Canadian made gothic steampunk Japanese street fashion: NEOSHIKI, TSUKUMO
During my visit to Toronto in May, I had the opportunity to meet with Canadian-Japanese designer: Emily Yoshizawa of the gothic-steampunk, (Japanese) street fashion label: NEOSHIKI. According to her, “NEO” means new and “SHIKI” means colour, it is inspired by Japanese street fashion combined with different styles.Emily elaborated about her ideas a bit more through a Skype interview in Toronto. Please see the video below for her interview and brand.
Emily’s intricate and edgy approach to gothic wear caught my attention right away. This nostalgic style reminded me of the past when I was obsessed with the Japanese street fashion, namely Gothic Lolita and Vivienne Westwood (Red Label). It is not surprising that NEOSHIKI’s fans/customers are “older people in their 50s” and people who are fans of Lolita, cosplay and exploring new unique looks.
Each piece of clothing is hand made and unique, and the final product is “sugoi desu ne” for the price which ranges from $70 to $140 for a jacket depending on the design. Screen printing of original manga artwork is integrated cleverly into some designs giving it a quirky appeal.
In addition to clothing, Emily also has a beautiful jewellery line, TSUKUMO, has just launched. According to the captions on her website: Tsukumo derives from Tsukumo-gami, an old Japanese belief (often associated with demons/youkai) that objects gain their own souls over a long period of time. Emily’s graceful blend of steampunk and Japanese heritage in her jewellery design is inspiring, each piece appears to reveal its story.

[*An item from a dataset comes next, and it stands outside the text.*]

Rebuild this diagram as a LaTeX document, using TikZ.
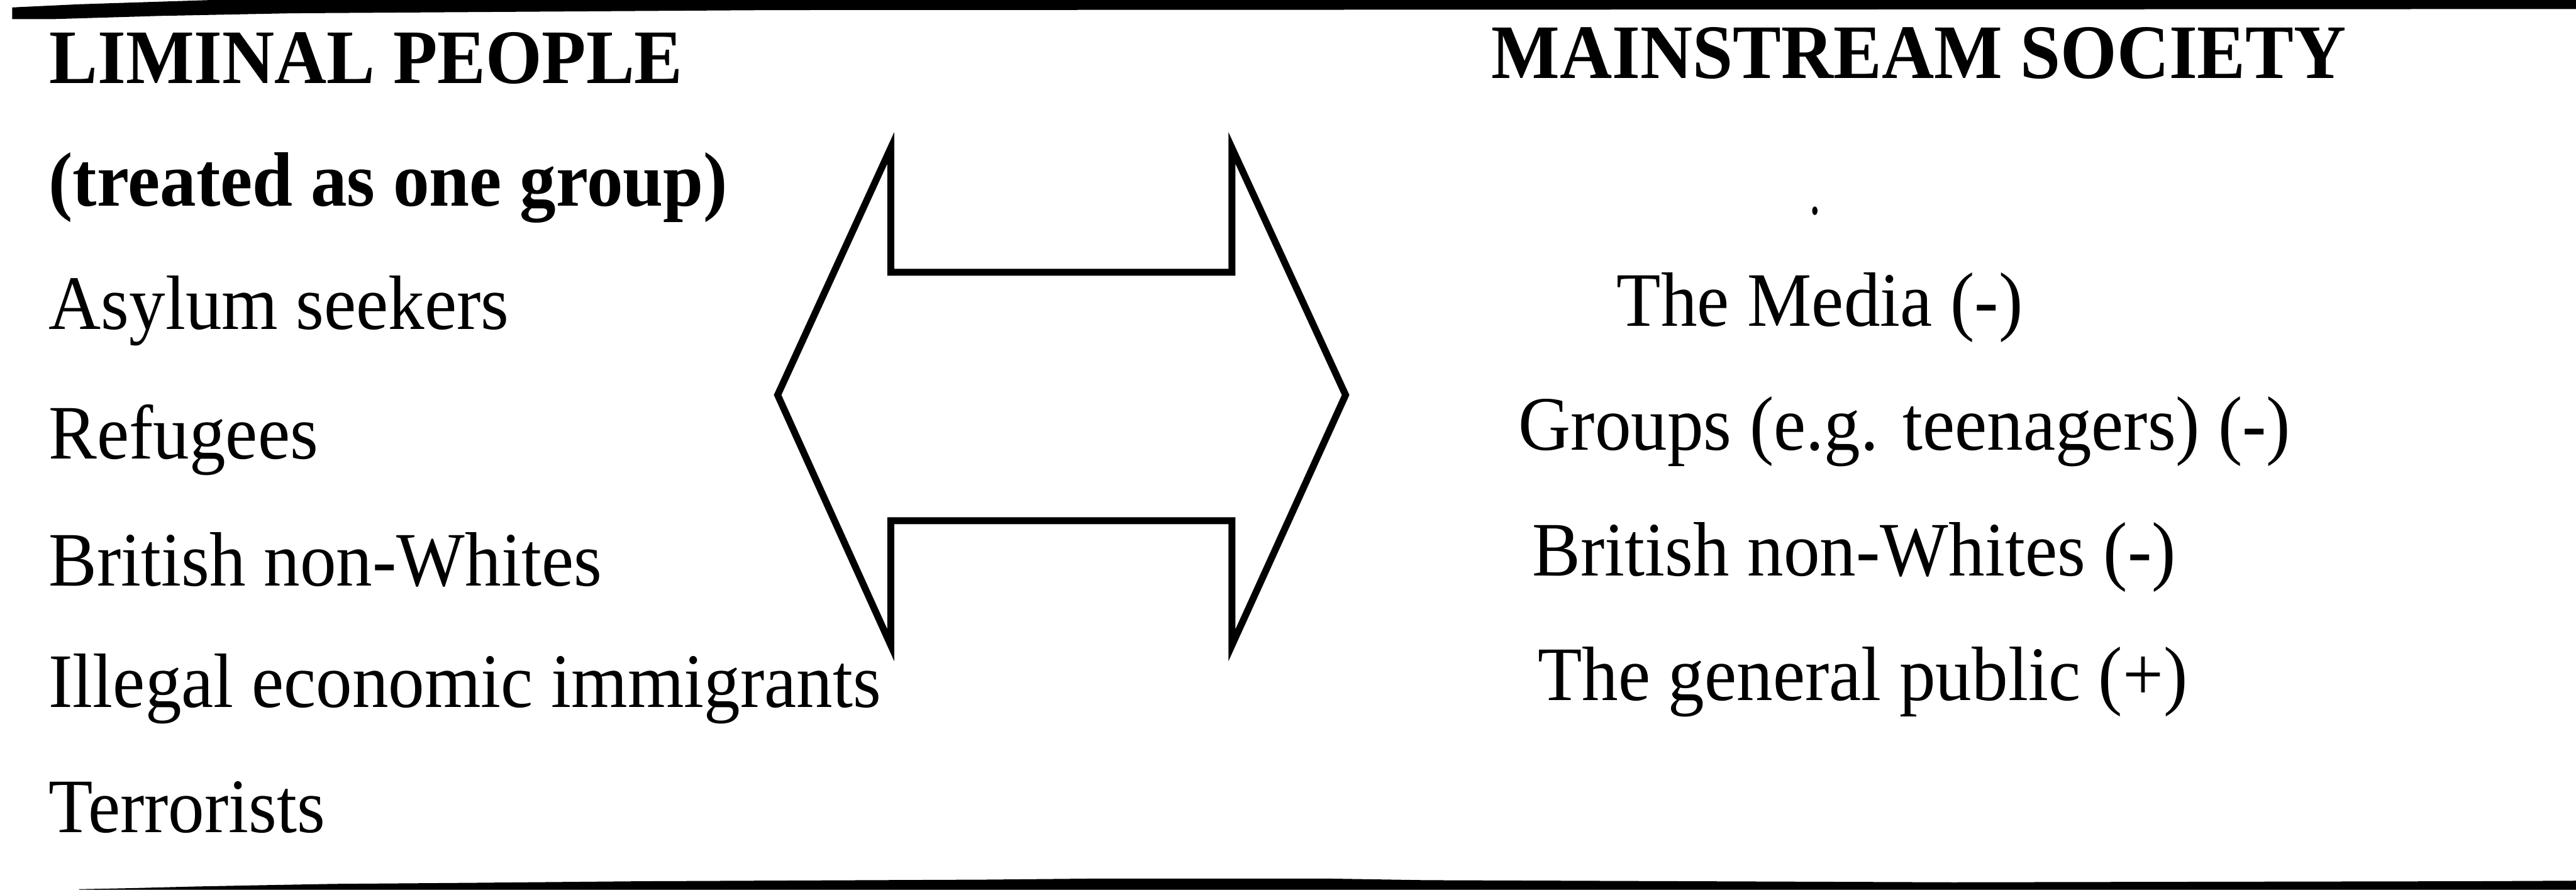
\documentclass[tikz,border=0pt]{standalone}
\usepackage{fontspec}
\setmainfont{Liberation Serif}[FakeStretch=0.94]
\begin{document}
\begin{tikzpicture}[x=0.01cm,y=-0.01cm,
  lbl/.style={anchor=base west,inner sep=0pt,outer sep=0pt,font=\fontsize{41.26}{50}\selectfont},
  hdr/.style={lbl,font=\fontsize{41.26}{50}\selectfont\bfseries},
  arrowline/.style={draw=black,line width=0.13cm,line join=miter},
  rulefill/.style={fill=black,draw=none}]
\useasboundingbox (0,0) rectangle (4853,1676);
% top rule
\fill[rulefill] (23,14) -- (150,8) -- (400,0) -- (4853,0) -- (4853,17) -- (1460,19) -- (550,25) -- (300,30) -- (100,36) -- (23,36) -- cycle;
% bottom rule
\fill[rulefill] (149,1676) -- (149,1675) -- (248,1673) -- (366,1670) -- (466,1668) -- (630,1665) -- (885,1663) -- (1211,1660) -- (1854,1657) -- (2065,1655) -- (2500,1655) -- (2686,1658) -- (3680,1662) -- (4657,1660) -- (4853,1659) -- (4853,1676) -- cycle;
% left column
\node[hdr] (lim) at (93,157) {LIMINAL PEOPLE};
\node[hdr] (treated) at (92,388) {(treated as one group)};
\node[lbl] (asy) at (92,620) {Asylum seekers};
\node[lbl] (ref) at (92,864) {Refugees};
\node[lbl] (bnw) at (92,1104) {British non-Whites};
\node[lbl] (ill) at (92,1332) {Illegal economic immigrants};
\node[lbl] (ter) at (92,1568) {Terrorists};
% right column
\node[hdr] (main) at (2810,147) {MAINSTREAM SOCIETY};
\node[lbl] (media) at (3046,614) {The Media (-)};
\node[lbl] (groups) at (2861,848) {Groups (e.g. teenagers) (-)};
\node[lbl] (bnwr) at (2887,1085) {British non-Whites (-)};
\node[lbl] (pub) at (2897,1319) {The general public (+)};
% stray dot
\fill (3419,397) ellipse (5 and 8);
% double arrow
\draw[arrowline] (1678,279) -- (1678,513) -- (2321,513) -- (2321,279) -- (2535,744) -- (2321,1215) -- (2321,981) -- (1678,981) -- (1678,1215) -- (1465,744) -- cycle;
\end{tikzpicture}
\end{document}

Although I did not try on the clothing while filming NEOSHIKI at Brava in the Fashion District downtown Toronto on Queen St. West, (where Emily’s clothing is being sold), I was honestly impressed that Emily still dressed in this style. Emily admitted that “the style is not as popular as it once was”, and perhaps the most interesting thing to me is that the style is forever which means one can still wear a piece of clothing from the past like a skirt or a Lolita top from the early 1970s (when Lolita, the Japanese street fashion was popular).